# carpenter bee changing colors



## Barry (Dec 28, 1999)

Anyone know what the flowering bush is?

http://www.beesource.com/photos/pollenbee.jpg
http://www.beesource.com/photos/pollenbee2.jpg
http://www.beesource.com/photos/pollenbee3.jpg


----------



## Barry Digman (May 21, 2003)

Looks like a variety of hibiscus.


----------



## AstroBee (Jan 3, 2003)

Appears to be a Rose of Sharon (Hibiscus syriacus).


----------



## dug_6238 (May 9, 2007)

*Rose of Sharon*

Rose of Sharon. I have a good many of them in my yard also.
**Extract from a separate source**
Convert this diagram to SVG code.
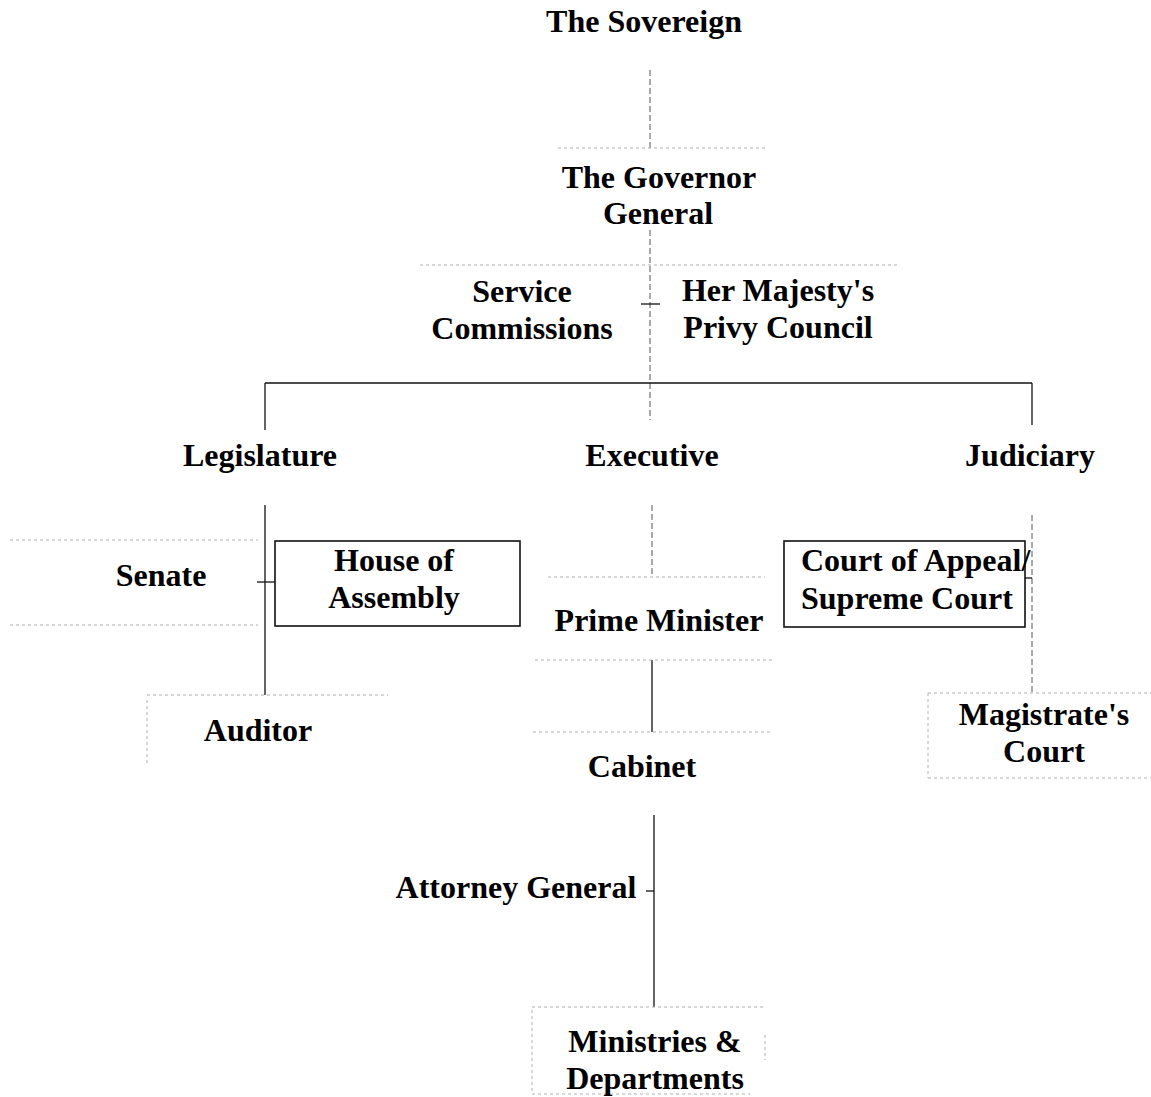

Bumblebees love them, my honeybees don't pay much attention to them.

-dp


----------



## ScadsOBees (Oct 2, 2003)

I have a similar bush in the back yard, the leaves are the same but the flowers are pink/purple and more frilly. The honeybees to work it pretty good, but I think that might be a function of dearth, not preference.

Rick


----------



## Aisha (May 2, 2007)

Great photos! Thanks! 

I wonder if all that powdery pollen keeps mites off like powdered sugar does?


----------



## Parke County Queen (May 22, 2006)

I agree with Coyote. It looks like a hibiscus, but can't really tell without seeing the whole plant.


----------



## dug_6238 (May 9, 2007)

*Both names are correct*

http://en.wikipedia.org/wiki/Hibiscus_syriacus


----------